In tales of princes and princesses, the trope of the wicked stepmother is timeless. At best, these unwelcome new family members are depicted as cold and neglectful—at worst, they pose a treacherous threat. The latter is precisely the image Prince Harry has painted of his stepmother Camilla Parker Bowles, now the Queen Consort, in his memoir Spare.
In his book—which was published on Tuesday after a week of leaked excerpts—the 38-year-old royal revealed that, in 2005, he and Prince William pleaded with their father not to marry Camilla. Charles, who is now King, had been engaged in a long-standing affair with Camilla during his 15-year marriage to Princess Diana.
“Despite Willy and me urging him not to, Pa was going ahead. We pumped his hand, wished him well. No hard feelings,” Harry writes in Spare. “We recognized that he was finally going to be with the woman he loved, the woman he’d always loved.”
In passages that many stepchildren will relate to, Harry reflects on difficult moments adjusting to his father’s new marriage. In one story, likely from the late nineties, Harry remembers wondering if Camilla would be cruel to him “like all the wicked stepmothers in storybooks,” noting that William “long harbored suspicions about the Other Woman.” Harry also claims that Camilla converted his bedroom into her own personal dressing room as soon as he moved out of their former residence, Clarence House, when he was 28.
Beyond these anecdotes, in the book and in promotional interviews, Harry has taken his criticism of Camilla much further with statements on her character.
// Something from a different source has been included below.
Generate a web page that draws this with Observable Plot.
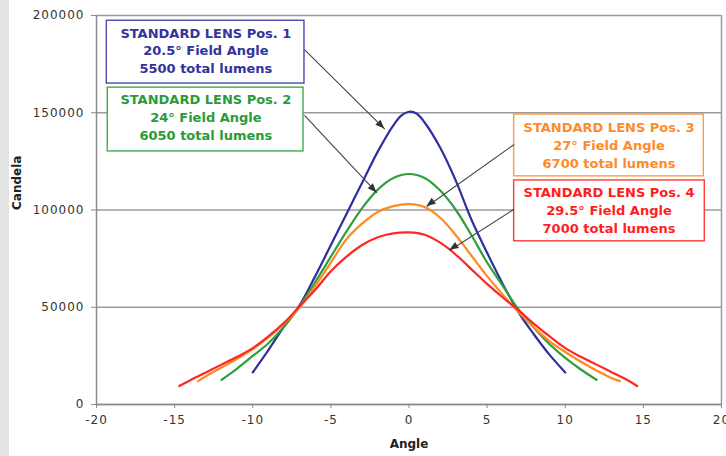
<!DOCTYPE html>
<html>
<head>
<meta charset="utf-8">
<script src="https://cdn.jsdelivr.net/npm/d3@7"></script>
<script src="https://cdn.jsdelivr.net/npm/@observablehq/plot@0.6"></script>
<style>
  html, body { margin: 0; padding: 0; background: #fff; }
  #chart { width: 726px; height: 456px; overflow: hidden; }
  #chart svg { display: block; background: linear-gradient(to right, #e3e3e3 9px, #ffffff 9px); }
  #chart svg g[aria-label$="tick label"] text { letter-spacing: 1px; }
</style>
</head>
<body>
<div id="chart"></div>
<script>
// ---- data ----
const pos1Angle   = [-10, -9, -8, -7, -6, -5, -4, -3, -2, -1, -0.5, 0, 0.5, 1, 2, 3, 4, 5, 6, 7, 8, 9, 10];
const pos1Candela = [16500, 28000, 40000, 51000, 66000, 82000, 98000, 114000, 130000, 143500, 148500, 150500, 149500, 145000, 132000, 115000, 95000, 78000, 62000, 47500, 36000, 25500, 16500];

const pos2Angle   = [-12, -11, -10, -9, -8, -7, -6, -5, -4, -3, -2, -1, 0, 1, 2, 3, 4, 5, 6, 7, 8, 9, 10, 11, 12];
const pos2Candela = [12700, 18500, 25000, 31500, 40000, 50500, 63000, 76000, 89000, 101000, 110500, 116500, 118500, 116500, 110000, 100000, 87000, 73000, 61000, 49000, 39500, 31000, 24000, 18000, 12700];

const pos3Angle   = [-13.5, -13, -12, -11, -10, -9, -8, -7, -6, -5, -4, -3, -2, -1, 0, 1, 2, 3, 4, 5, 6, 7, 8, 9, 10, 11, 12, 13, 13.5];
const pos3Candela = [12000, 14500, 19000, 23500, 28500, 34500, 41500, 50000, 61000, 73000, 85000, 93000, 99000, 102000, 103000, 101500, 96000, 87000, 76500, 66000, 56500, 47500, 39500, 32500, 27000, 22000, 17500, 13500, 12000];

const pos4Angle   = [-14.7, -14, -13, -12, -11, -10, -9, -8, -7, -6, -5, -4, -3, -2, -1, 0, 1, 2, 3, 4, 5, 6, 7, 8, 9, 10, 11, 12, 13, 14, 14.6];
const pos4Candela = [9500, 12500, 16500, 20500, 24500, 29000, 35000, 42000, 50500, 59000, 68500, 76000, 82000, 86000, 88000, 88500, 87300, 83200, 77000, 69500, 62000, 55000, 48500, 41500, 35000, 29000, 24500, 20500, 16500, 12500, 9500];

const seriesNames = ["STANDARD LENS Pos. 1", "STANDARD LENS Pos. 2", "STANDARD LENS Pos. 3", "STANDARD LENS Pos. 4"];
const fieldAngles = ["20.5°", "24°", "27°", "29.5°"];
const totalLumens = [5500, 6050, 6700, 7000];

const xTicks = [-20, -15, -10, -5, 0, 5, 10, 15, 20];
const yTicks = [0, 50000, 100000, 150000, 200000];
const xLabel = "Angle";
const yLabel = "Candela";

// ---- layout (annotation boxes & arrows, in data units) ----
const layout = {
  boxes: [
    {x1: -19.34, x2: -6.69, y1: 165000, y2: 197300, tx: -13.0, ty: 182400},
    {x1: -19.28, x2: -6.75, y1: 130100, y2: 162900, tx: -13.0, ty: 148300},
    {x1: 6.73,  x2: 18.87, y1: 117300, y2: 149100, tx: 12.8,  ty: 133600},
    {x1: 6.73,  x2: 18.93, y1: 83900,  y2: 115200, tx: 12.8,  ty: 100200}
  ],
  arrows: [
    {x1: -6.69, y1: 182400, x2: -1.55, y2: 141600},
    {x1: -6.69, y1: 148600, x2: -2.05, y2: 108800},
    {x1: 6.73,  y1: 133700, x2: 1.15,  y2: 101800},
    {x1: 6.73,  y1: 100400, x2: 2.62,  y2: 79300}
  ]
};
const lineColors = ["#2f2f9e", "#2f9e3c", "#ff8a1c", "#ff2626"];
const boxStroke  = ["#4a4ab0", "#3fae4c", "#ff9a40", "#ff3a3a"];
const textColors = ["#33339c", "#2a9a38", "#ff8a2a", "#ff1e1e"];

// ---- build tables ----
const series = [
  [pos1Angle, pos1Candela], [pos2Angle, pos2Candela],
  [pos3Angle, pos3Candela], [pos4Angle, pos4Candela]
];
const rows = series.flatMap(([a, c], i) => a.map((x, j) => ({series: seriesNames[i], angle: x, candela: c[j]})));
const notes = seriesNames.map((name, i) => ({
  series: name,
  text: `${name}\n${fieldAngles[i]} Field Angle\n${totalLumens[i]} total lumens`,
  ...layout.boxes[i],
  stroke: boxStroke[i],
  color: textColors[i]
}));
const arrows = layout.arrows;

// filled arrow heads, placed through the plot's own scales
function arrowHeads(index, scales) {
  const g = d3.create("svg:g").attr("fill", "#333");
  for (const a of arrows) {
    const x1 = scales.x(a.x1), y1 = scales.y(a.y1), x2 = scales.x(a.x2), y2 = scales.y(a.y2);
    const ang = Math.atan2(y2 - y1, x2 - x1);
    const L = 9, W = 3.6;
    const bx = x2 - L * Math.cos(ang), by = y2 - L * Math.sin(ang);
    const s = Math.sin(ang), c = Math.cos(ang);
    g.append("path").attr("d", `M${x2},${y2}L${bx + W * s},${by - W * c}L${bx - W * s},${by + W * c}Z`);
  }
  return g.node();
}

const chart = Plot.plot({
  width: 726,
  height: 456,
  marginLeft: 96,
  marginRight: 5,
  marginTop: 15,
  marginBottom: 52,
  style: {fontFamily: "'DejaVu Sans', sans-serif", fontSize: "12px", color: "#333"},
  x: {domain: [-20, 20]},
  y: {domain: [0, 200000]},
  color: {domain: seriesNames, range: lineColors},
  marks: [
    Plot.gridY(yTicks, {stroke: "#9a9a9a", strokeOpacity: 1, strokeWidth: 1.4}),
    Plot.ruleX([-20], {stroke: "#8a8a8a", strokeWidth: 1.5}),
    Plot.ruleX([20], {stroke: "#9a9a9a", strokeWidth: 1.5}),
    Plot.ruleY([0], {stroke: "#8a8a8a", strokeWidth: 1.5}),
    Plot.axisX({ticks: xTicks, tickSize: 4, tickPadding: 7, label: null, stroke: "#8a8a8a", fill: "#333", tickFormat: d => String(d)}),
    Plot.axisY({ticks: yTicks, tickSize: 5, tickPadding: 7, label: null, stroke: "#8a8a8a", fill: "#333", tickFormat: d => String(d)}),
    Plot.text([yLabel], {frameAnchor: "left", dx: -79, rotate: -90, fontWeight: "bold", fontSize: 12, fill: "#222"}),
    Plot.text([xLabel], {frameAnchor: "bottom", dy: 43, fontWeight: "bold", fontSize: 12, fill: "#222"}),
    Plot.line(rows, {x: "angle", y: "candela", z: "series", stroke: "series", strokeWidth: 2.2, curve: "catmull-rom"}),
    Plot.rect(notes, {x1: "x1", x2: "x2", y1: "y1", y2: "y2", fill: "white", stroke: d => d.stroke, strokeWidth: 1.4}),
    Plot.text(notes, {x: "tx", y: "ty", text: "text", fill: d => d.color, fontWeight: "bold", fontSize: 13, lineHeight: 1.38}),
    Plot.link(arrows, {x1: "x1", y1: "y1", x2: "x2", y2: "y2", stroke: "#444", strokeWidth: 1.1}),
    arrowHeads
  ]
});
document.getElementById("chart").append(chart);
</script>
</body>
</html>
He has alleged that Camilla had a calculated agenda to remedy her public image as the “other woman,” one that paved the way for her marriage and eventual Queen Consort title.
This accusation is one of the more surprising aspects of Spare and Harry’s surrounding press tour, and—alongside William—it paints Camilla as one of the central villains in Harry’s story.
Read More: Prince Harry Alleges William Assaulted Him. What to Know About the Claims in Spare
Throughout her relationship with Charles before his ascension to the throne, Camilla was known for carrying out charity work and royal duties to rehabilitate her image—efforts recognized by the late Queen Elizabeth, who endorsed her daughter-in-law with a consort title on the eve of her Platinum Jubilee last February. But Harry believes Camilla’s efforts to improve her standing with the public went further.
In his first promotional interview with ITV Correspondent Tom Bradby on Sunday, Harry elaborated on the relationship between the royal family and the British press, which he said involves a lot of “briefings, leakings, and plantings.” He accused members of the royal family of getting “into bed with the devil,” citing an instance when Camilla allegedly leaked one of her early conversations with William. (The Telegraph recently reported that it was in fact Camilla’s former assistant who leaked the conversation and that she was subsequently let go.)
In Spare, Harry writes that his father and Camilla’s “spin doctor” decided they should throw Harry “right under the bus.” He writes that they leaked news of his drug use in 2002, saying that Prince Charles sent Harry to a drug rehabilitation center in order to garner sympathy for Charles as a father and for their relationship. Harry also writes that in 2019 William was “seething” because “Pa and Camilla’s people had planted a story or stories about him, and Kate, and the kids, and he wasn’t going to take it any more. Give Pa and Camilla an inch, he said, they take a mile.”
Read More: What Broke Harry and Meghan’s Relationship With William and Kate, According to Spare
Harry further escalated his allegations against Camilla in a second interview with 60 Minutes on Sunday by calling her “dangerous” because of the connections she has with members of the media. “There was open willingness on both sides to trade information. And with a family built on hierarchy, and with her on the way to being Queen Consort, there was going to be people or bodies left in the street,” he told host Anderson Cooper. He then described his stepmother as “the villain” and the “third person in the marriage,” echoing his mother’s controversial interview with Martin Bashir in 1995, when Diana said there were “three of us in the marriage.”
“I had complex feelings about gaining a step parent who, I believed, had recently sacrificed me on her personal PR altar,” Harry writes in Spare. “In a funny way I even wanted Camilla to be happy. Maybe she’d be less dangerous if she was happy?”
The royal family has remained silent in response to the book, but many British publications are reporting that Camilla did not leak the stories Harry describes. The BBC’s former royal correspondent Jennie Bond wrote an essay for the i newspaper, describing how she tried to forge a relationship with the Queen Consort to no success. Bond claimed that she had coffee with Camila a number of times, but the royal reportedly snubbed her with a polite, handwritten letter expressing that she had “no interest in cultivating a special relationship with any journalist.”
In an interview with Good Morning America on Monday, Harry seemed to soften his stance on Camilla, saying that he has a “huge amount of compassion for her.” He added that they haven’t spoken in a while, but he loves every member of his family, so they remain cordial. But, while he pulled back from the wicked stepmother comparison, he also appeared to double down: “She’s my stepmother. I don’t look at her as an evil stepmother,” he said, then continued, “I see someone who married into this institution and has done everything that she can to improve her own reputation and her own image for her own sake.”